### What you need to do
Every record here needs to be written out again exactly.

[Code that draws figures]
▬▬▬

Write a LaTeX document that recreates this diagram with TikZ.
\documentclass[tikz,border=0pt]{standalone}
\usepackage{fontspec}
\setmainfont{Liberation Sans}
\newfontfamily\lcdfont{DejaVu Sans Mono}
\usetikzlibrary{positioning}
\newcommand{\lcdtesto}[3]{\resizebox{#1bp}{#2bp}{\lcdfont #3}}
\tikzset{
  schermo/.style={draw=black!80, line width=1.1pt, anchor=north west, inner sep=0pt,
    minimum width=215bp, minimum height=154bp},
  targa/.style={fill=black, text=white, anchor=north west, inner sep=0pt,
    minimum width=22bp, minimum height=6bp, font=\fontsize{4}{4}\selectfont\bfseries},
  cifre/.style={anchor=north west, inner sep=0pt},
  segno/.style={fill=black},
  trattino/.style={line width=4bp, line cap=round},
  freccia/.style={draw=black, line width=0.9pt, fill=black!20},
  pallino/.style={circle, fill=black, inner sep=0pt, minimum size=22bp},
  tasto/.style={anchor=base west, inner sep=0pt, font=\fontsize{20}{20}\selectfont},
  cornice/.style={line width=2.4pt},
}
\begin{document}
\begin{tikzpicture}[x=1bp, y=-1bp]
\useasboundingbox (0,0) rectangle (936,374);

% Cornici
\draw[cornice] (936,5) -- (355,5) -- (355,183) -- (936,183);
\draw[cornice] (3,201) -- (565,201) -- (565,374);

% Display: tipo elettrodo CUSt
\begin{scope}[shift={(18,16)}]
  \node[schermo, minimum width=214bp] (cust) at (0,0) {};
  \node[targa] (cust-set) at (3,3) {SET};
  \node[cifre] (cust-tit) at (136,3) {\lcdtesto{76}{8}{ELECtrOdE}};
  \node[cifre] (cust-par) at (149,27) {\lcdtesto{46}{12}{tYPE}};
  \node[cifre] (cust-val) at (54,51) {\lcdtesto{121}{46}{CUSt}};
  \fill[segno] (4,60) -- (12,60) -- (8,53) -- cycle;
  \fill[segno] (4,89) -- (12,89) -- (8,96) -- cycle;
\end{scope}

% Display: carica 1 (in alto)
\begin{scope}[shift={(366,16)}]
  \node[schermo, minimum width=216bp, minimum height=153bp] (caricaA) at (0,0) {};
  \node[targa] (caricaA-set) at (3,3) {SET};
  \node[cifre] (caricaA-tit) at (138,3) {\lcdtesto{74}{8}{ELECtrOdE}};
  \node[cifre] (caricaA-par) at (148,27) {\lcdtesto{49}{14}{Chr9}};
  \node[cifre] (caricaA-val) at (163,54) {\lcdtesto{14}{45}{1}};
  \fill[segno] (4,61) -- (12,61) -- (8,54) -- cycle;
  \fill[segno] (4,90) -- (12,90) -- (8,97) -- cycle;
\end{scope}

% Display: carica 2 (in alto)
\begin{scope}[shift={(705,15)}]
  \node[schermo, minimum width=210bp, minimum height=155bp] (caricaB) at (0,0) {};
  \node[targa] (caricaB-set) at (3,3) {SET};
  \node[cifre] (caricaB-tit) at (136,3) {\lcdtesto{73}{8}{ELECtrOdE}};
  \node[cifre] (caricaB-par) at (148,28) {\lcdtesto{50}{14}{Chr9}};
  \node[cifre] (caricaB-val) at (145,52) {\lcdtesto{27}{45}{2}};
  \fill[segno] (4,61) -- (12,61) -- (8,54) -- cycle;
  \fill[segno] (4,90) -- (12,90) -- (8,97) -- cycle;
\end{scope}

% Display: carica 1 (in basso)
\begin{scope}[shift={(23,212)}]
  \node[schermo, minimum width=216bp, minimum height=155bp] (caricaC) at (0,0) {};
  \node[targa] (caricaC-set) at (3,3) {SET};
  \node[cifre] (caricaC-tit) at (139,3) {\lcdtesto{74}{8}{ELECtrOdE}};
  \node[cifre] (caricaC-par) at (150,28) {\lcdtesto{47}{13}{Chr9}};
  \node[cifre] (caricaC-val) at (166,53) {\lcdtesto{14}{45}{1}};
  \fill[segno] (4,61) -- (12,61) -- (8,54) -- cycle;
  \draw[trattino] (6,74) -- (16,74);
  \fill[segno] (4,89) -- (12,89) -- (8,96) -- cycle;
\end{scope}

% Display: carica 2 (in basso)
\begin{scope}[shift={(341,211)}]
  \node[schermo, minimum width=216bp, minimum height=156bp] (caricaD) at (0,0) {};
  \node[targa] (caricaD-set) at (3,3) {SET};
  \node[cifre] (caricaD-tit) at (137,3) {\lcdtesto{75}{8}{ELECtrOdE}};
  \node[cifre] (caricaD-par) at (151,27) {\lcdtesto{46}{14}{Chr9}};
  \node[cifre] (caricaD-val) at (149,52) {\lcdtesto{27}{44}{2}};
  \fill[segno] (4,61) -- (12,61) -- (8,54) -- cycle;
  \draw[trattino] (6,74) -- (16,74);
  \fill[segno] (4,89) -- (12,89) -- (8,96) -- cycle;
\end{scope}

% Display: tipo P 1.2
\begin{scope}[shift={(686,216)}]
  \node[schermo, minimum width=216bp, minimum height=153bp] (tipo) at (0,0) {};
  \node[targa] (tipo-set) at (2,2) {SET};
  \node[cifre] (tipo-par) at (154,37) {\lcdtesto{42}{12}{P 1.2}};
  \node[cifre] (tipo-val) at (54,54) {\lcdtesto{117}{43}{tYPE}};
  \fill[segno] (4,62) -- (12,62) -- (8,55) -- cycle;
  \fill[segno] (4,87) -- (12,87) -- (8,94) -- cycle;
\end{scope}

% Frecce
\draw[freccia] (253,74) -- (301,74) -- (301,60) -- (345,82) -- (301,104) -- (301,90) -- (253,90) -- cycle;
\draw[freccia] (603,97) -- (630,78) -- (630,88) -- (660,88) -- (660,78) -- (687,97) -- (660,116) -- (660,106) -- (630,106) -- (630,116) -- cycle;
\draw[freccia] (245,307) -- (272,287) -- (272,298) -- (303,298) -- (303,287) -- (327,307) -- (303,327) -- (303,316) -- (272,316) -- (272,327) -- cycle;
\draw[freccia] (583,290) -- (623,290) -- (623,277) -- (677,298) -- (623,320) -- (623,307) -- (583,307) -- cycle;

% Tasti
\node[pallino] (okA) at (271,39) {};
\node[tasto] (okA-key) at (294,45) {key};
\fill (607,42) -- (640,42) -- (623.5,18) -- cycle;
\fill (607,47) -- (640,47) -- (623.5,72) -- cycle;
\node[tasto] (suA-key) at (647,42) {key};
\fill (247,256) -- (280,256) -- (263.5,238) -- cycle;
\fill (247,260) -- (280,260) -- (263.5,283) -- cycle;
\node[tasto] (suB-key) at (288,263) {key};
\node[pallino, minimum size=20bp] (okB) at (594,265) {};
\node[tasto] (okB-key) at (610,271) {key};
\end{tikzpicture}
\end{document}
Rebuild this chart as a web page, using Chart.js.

▬▬▬

### Reply to the exercise
Write a LaTeX document that recreates this diagram with TikZ.
\documentclass[tikz,border=0pt]{standalone}
\usepackage{fontspec}
\setmainfont{Liberation Sans}
\newfontfamily\lcdfont{DejaVu Sans Mono}
\usetikzlibrary{positioning}
\newcommand{\lcdtesto}[3]{\resizebox{#1bp}{#2bp}{\lcdfont #3}}
\tikzset{
  schermo/.style={draw=black!80, line width=1.1pt, anchor=north west, inner sep=0pt,
    minimum width=215bp, minimum height=154bp},
  targa/.style={fill=black, text=white, anchor=north west, inner sep=0pt,
    minimum width=22bp, minimum height=6bp, font=\fontsize{4}{4}\selectfont\bfseries},
  cifre/.style={anchor=north west, inner sep=0pt},
  segno/.style={fill=black},
  trattino/.style={line width=4bp, line cap=round},
  freccia/.style={draw=black, line width=0.9pt, fill=black!20},
  pallino/.style={circle, fill=black, inner sep=0pt, minimum size=22bp},
  tasto/.style={anchor=base west, inner sep=0pt, font=\fontsize{20}{20}\selectfont},
  cornice/.style={line width=2.4pt},
}
\begin{document}
\begin{tikzpicture}[x=1bp, y=-1bp]
\useasboundingbox (0,0) rectangle (936,374);

% Cornici
\draw[cornice] (936,5) -- (355,5) -- (355,183) -- (936,183);
\draw[cornice] (3,201) -- (565,201) -- (565,374);

% Display: tipo elettrodo CUSt
\begin{scope}[shift={(18,16)}]
  \node[schermo, minimum width=214bp] (cust) at (0,0) {};
  \node[targa] (cust-set) at (3,3) {SET};
  \node[cifre] (cust-tit) at (136,3) {\lcdtesto{76}{8}{ELECtrOdE}};
  \node[cifre] (cust-par) at (149,27) {\lcdtesto{46}{12}{tYPE}};
  \node[cifre] (cust-val) at (54,51) {\lcdtesto{121}{46}{CUSt}};
  \fill[segno] (4,60) -- (12,60) -- (8,53) -- cycle;
  \fill[segno] (4,89) -- (12,89) -- (8,96) -- cycle;
\end{scope}

% Display: carica 1 (in alto)
\begin{scope}[shift={(366,16)}]
  \node[schermo, minimum width=216bp, minimum height=153bp] (caricaA) at (0,0) {};
  \node[targa] (caricaA-set) at (3,3) {SET};
  \node[cifre] (caricaA-tit) at (138,3) {\lcdtesto{74}{8}{ELECtrOdE}};
  \node[cifre] (caricaA-par) at (148,27) {\lcdtesto{49}{14}{Chr9}};
  \node[cifre] (caricaA-val) at (163,54) {\lcdtesto{14}{45}{1}};
  \fill[segno] (4,61) -- (12,61) -- (8,54) -- cycle;
  \fill[segno] (4,90) -- (12,90) -- (8,97) -- cycle;
\end{scope}

% Display: carica 2 (in alto)
\begin{scope}[shift={(705,15)}]
  \node[schermo, minimum width=210bp, minimum height=155bp] (caricaB) at (0,0) {};
  \node[targa] (caricaB-set) at (3,3) {SET};
  \node[cifre] (caricaB-tit) at (136,3) {\lcdtesto{73}{8}{ELECtrOdE}};
  \node[cifre] (caricaB-par) at (148,28) {\lcdtesto{50}{14}{Chr9}};
  \node[cifre] (caricaB-val) at (145,52) {\lcdtesto{27}{45}{2}};
  \fill[segno] (4,61) -- (12,61) -- (8,54) -- cycle;
  \fill[segno] (4,90) -- (12,90) -- (8,97) -- cycle;
\end{scope}

% Display: carica 1 (in basso)
\begin{scope}[shift={(23,212)}]
  \node[schermo, minimum width=216bp, minimum height=155bp] (caricaC) at (0,0) {};
  \node[targa] (caricaC-set) at (3,3) {SET};
  \node[cifre] (caricaC-tit) at (139,3) {\lcdtesto{74}{8}{ELECtrOdE}};
  \node[cifre] (caricaC-par) at (150,28) {\lcdtesto{47}{13}{Chr9}};
  \node[cifre] (caricaC-val) at (166,53) {\lcdtesto{14}{45}{1}};
  \fill[segno] (4,61) -- (12,61) -- (8,54) -- cycle;
  \draw[trattino] (6,74) -- (16,74);
  \fill[segno] (4,89) -- (12,89) -- (8,96) -- cycle;
\end{scope}

% Display: carica 2 (in basso)
\begin{scope}[shift={(341,211)}]
  \node[schermo, minimum width=216bp, minimum height=156bp] (caricaD) at (0,0) {};
  \node[targa] (caricaD-set) at (3,3) {SET};
  \node[cifre] (caricaD-tit) at (137,3) {\lcdtesto{75}{8}{ELECtrOdE}};
  \node[cifre] (caricaD-par) at (151,27) {\lcdtesto{46}{14}{Chr9}};
  \node[cifre] (caricaD-val) at (149,52) {\lcdtesto{27}{44}{2}};
  \fill[segno] (4,61) -- (12,61) -- (8,54) -- cycle;
  \draw[trattino] (6,74) -- (16,74);
  \fill[segno] (4,89) -- (12,89) -- (8,96) -- cycle;
\end{scope}

% Display: tipo P 1.2
\begin{scope}[shift={(686,216)}]
  \node[schermo, minimum width=216bp, minimum height=153bp] (tipo) at (0,0) {};
  \node[targa] (tipo-set) at (2,2) {SET};
  \node[cifre] (tipo-par) at (154,37) {\lcdtesto{42}{12}{P 1.2}};
  \node[cifre] (tipo-val) at (54,54) {\lcdtesto{117}{43}{tYPE}};
  \fill[segno] (4,62) -- (12,62) -- (8,55) -- cycle;
  \fill[segno] (4,87) -- (12,87) -- (8,94) -- cycle;
\end{scope}

% Frecce
\draw[freccia] (253,74) -- (301,74) -- (301,60) -- (345,82) -- (301,104) -- (301,90) -- (253,90) -- cycle;
\draw[freccia] (603,97) -- (630,78) -- (630,88) -- (660,88) -- (660,78) -- (687,97) -- (660,116) -- (660,106) -- (630,106) -- (630,116) -- cycle;
\draw[freccia] (245,307) -- (272,287) -- (272,298) -- (303,298) -- (303,287) -- (327,307) -- (303,327) -- (303,316) -- (272,316) -- (272,327) -- cycle;
\draw[freccia] (583,290) -- (623,290) -- (623,277) -- (677,298) -- (623,320) -- (623,307) -- (583,307) -- cycle;

% Tasti
\node[pallino] (okA) at (271,39) {};
\node[tasto] (okA-key) at (294,45) {key};
\fill (607,42) -- (640,42) -- (623.5,18) -- cycle;
\fill (607,47) -- (640,47) -- (623.5,72) -- cycle;
\node[tasto] (suA-key) at (647,42) {key};
\fill (247,256) -- (280,256) -- (263.5,238) -- cycle;
\fill (247,260) -- (280,260) -- (263.5,283) -- cycle;
\node[tasto] (suB-key) at (288,263) {key};
\node[pallino, minimum size=20bp] (okB) at (594,265) {};
\node[tasto] (okB-key) at (610,271) {key};
\end{tikzpicture}
\end{document}
Rebuild this chart as a web page, using Chart.js.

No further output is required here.